In quella veste Del Turco -è bene ricordarlo agli smemorati-  incorse in un processo procuratogli dalle accuse ritorsive di un imprenditore della sanità privata che lui aveva danneggiato facendone controllare senza sconti, diciamo così, conti e rapporti da convenzioni con gli uffici regionali.

            I millesettecento euro mensili di pensione che percepisce l’ex senatore per la sua attività sindacale, giustamente protetti da una legge dello Stato valida per tutti, anche i condannati e i detenuti,  dovrebbero bastare, e forse pure avanzare, secondo le valutazioni già espresse dall’Ufficio di Presidenza del Senato prima di riconvocarsi, a far vivere con la necessaria e costosa assistenza gli ultimi mesi o anni che restano a Del Turco.

 Ma se c’è una legge che ne tutela la pensione da sindacalista perché a Del Turco è negata la pensione di ex parlamentare che si chiama vitalizio, peraltro già ridotta dai tagli apportati a tutti i trattamenti di quel tipo per rapportarli meglio ai contributi effettivamente versati? Gli è negata per una delibera congiunta, che ne porta i nomi, dei presidenti delle Camere della scorsa legislatura, Pietro Grasso e Laura Boldrini, emessa sulla spinta della campagna anti-casta condotta dai grillini, allora peraltro ancora in minoranza in Parlamento ma già scambiati per i vendicatori di tutte le ingiustizie e di tutti i privilegi, veri o presunti che fossero, o siano ancora.

            Via, professore, avvocato, rifondatore del movimento ancora di maggioranza relativa nel Parlamento eletto nel 2018, per quanto esso  abbia perduto per strada un bel po’ di senatori e deputati, per non parlare dei punti perduti nelle varie elezioni di diverso livello svoltesi negli ultimi tre anni e dei sondaggi che spulciamo una settimana sì e l’altra pure sui vari giornali che li commissionano, dia un taglio a questa storia che francamente mi sembra coerente solo con una logica perversa, farcita di demagogia, populismo e -diciamolo pure- cattiveria. Alla quale è doveroso opporsi per un minimo sentimento di “pietà” o “umanità” non a torto invocate in questi giorni da chi sta cercando di difendere la dignità di un uomo, prima ancora di un ex parlamentare, ex ministro, ex sindacalista, ex politico, e padre -non dimentichiamo neppure questo- di un figlio incaricato dall’autorità giudiziaria di amministrarne, cioè tutelarne, diritti e interessi.  

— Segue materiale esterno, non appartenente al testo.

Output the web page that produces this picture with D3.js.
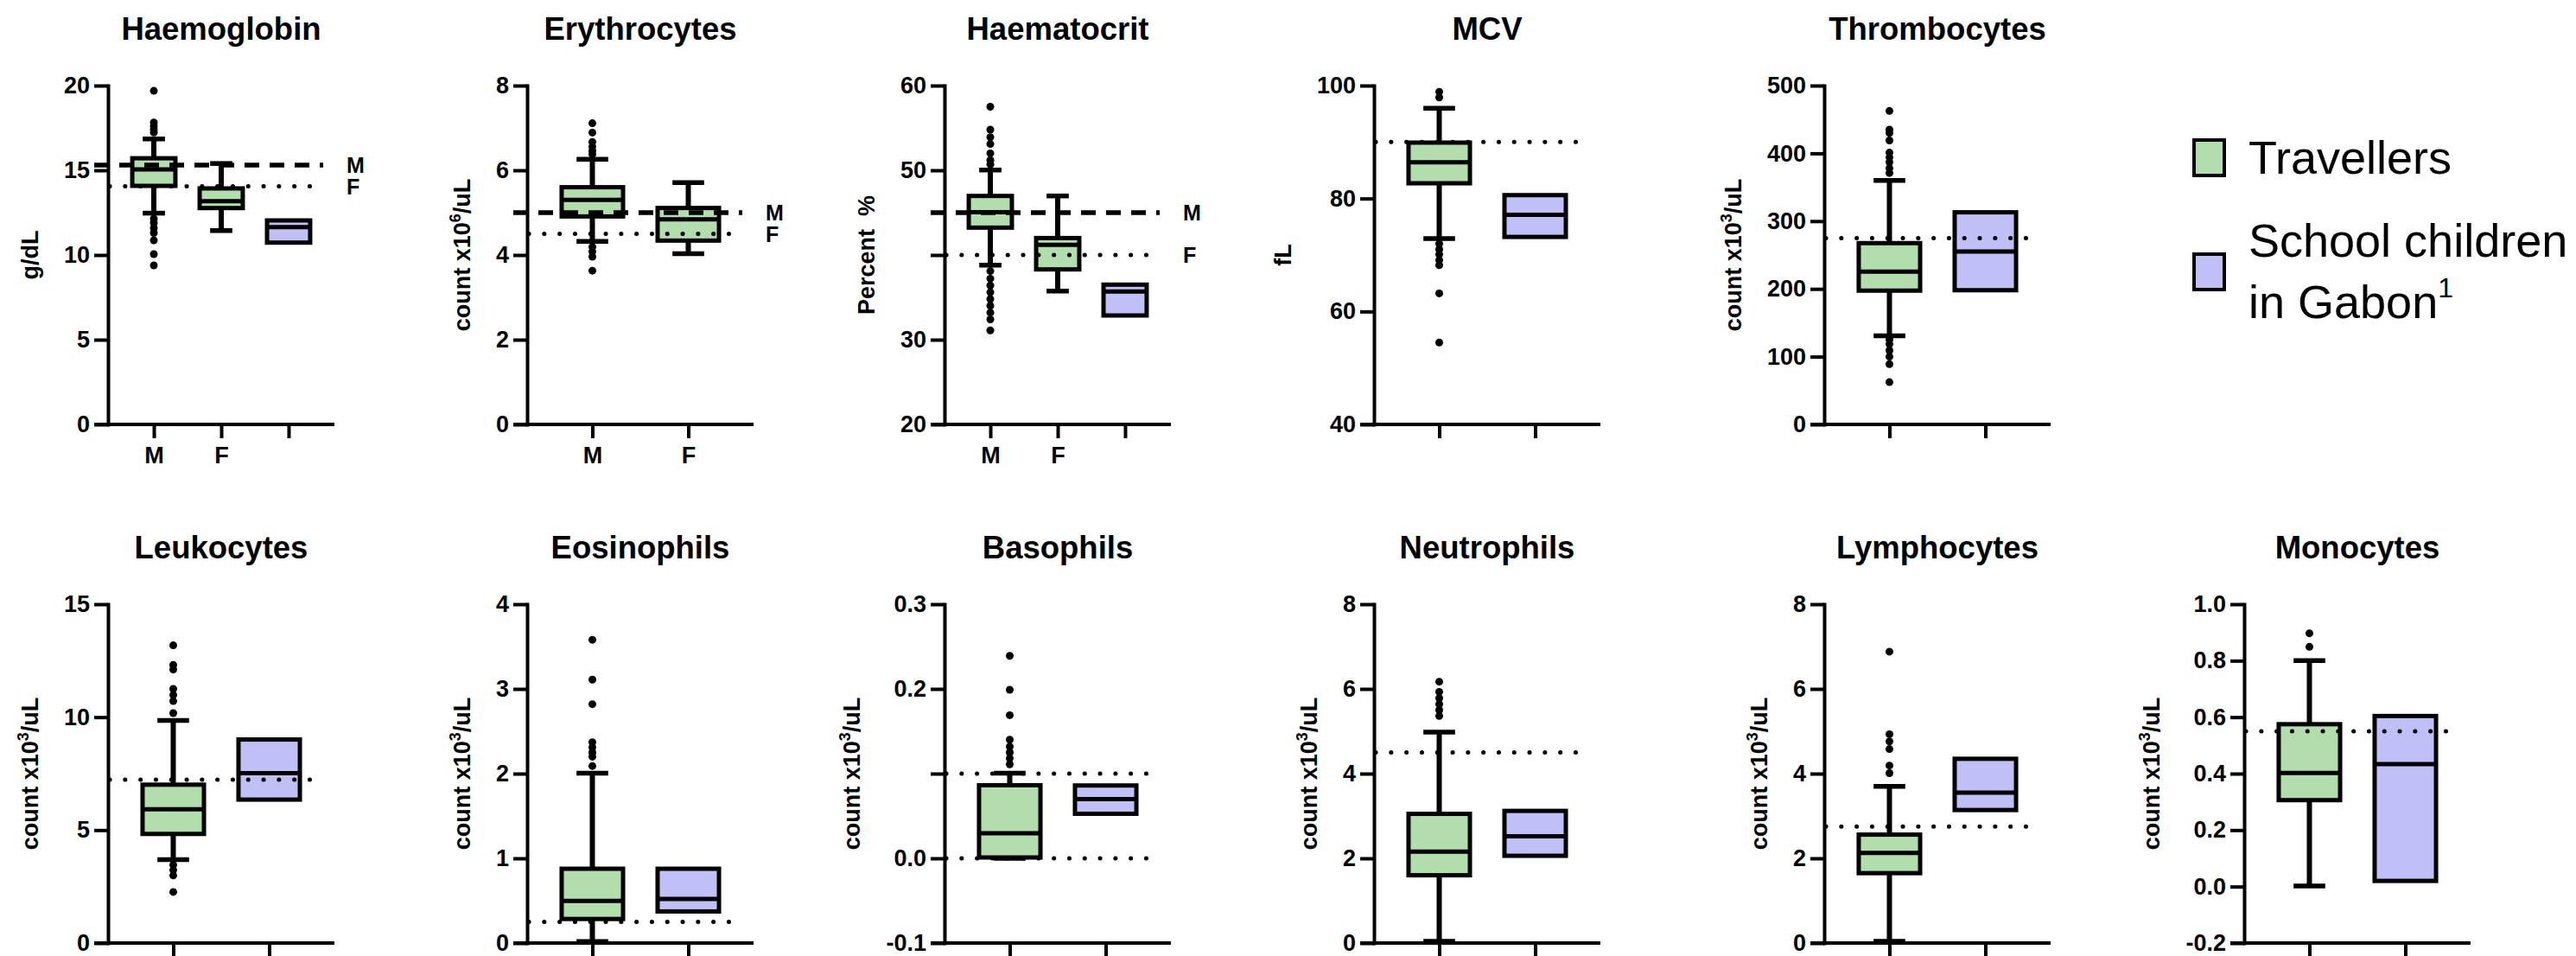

            Cerchi, professore, almeno lei, di non avere imbarazzo, diciamo così, a guardarsi nello specchio pensando a ciò che si è fatto e si vorrebbe continuare a fare contro l’inerme Del Turco. E torni a ripetere ai suoi compagni ormai di movimento, anche se non mi pare che vi sia ancora iscritto, visto che lo sta rifondando, il danno che procurano anche a chi le pronuncia le parole che ha definito “aggressive”. E anche certi gesti che le accompagnano, come quelle forbici gigantesche pur di carta sventolate davanti al Parlamento. O certe gazzarre in aula.

Qui se c’è qualcosa da tagliare davvero è -creda a me, professore- la giustizia amministrata dai politici. I quali, come ha giustamente osservato l’ex guardasigilli Claudio Martelli, riescono a fare più danni, materiali e morali, dei peggiori magistrati.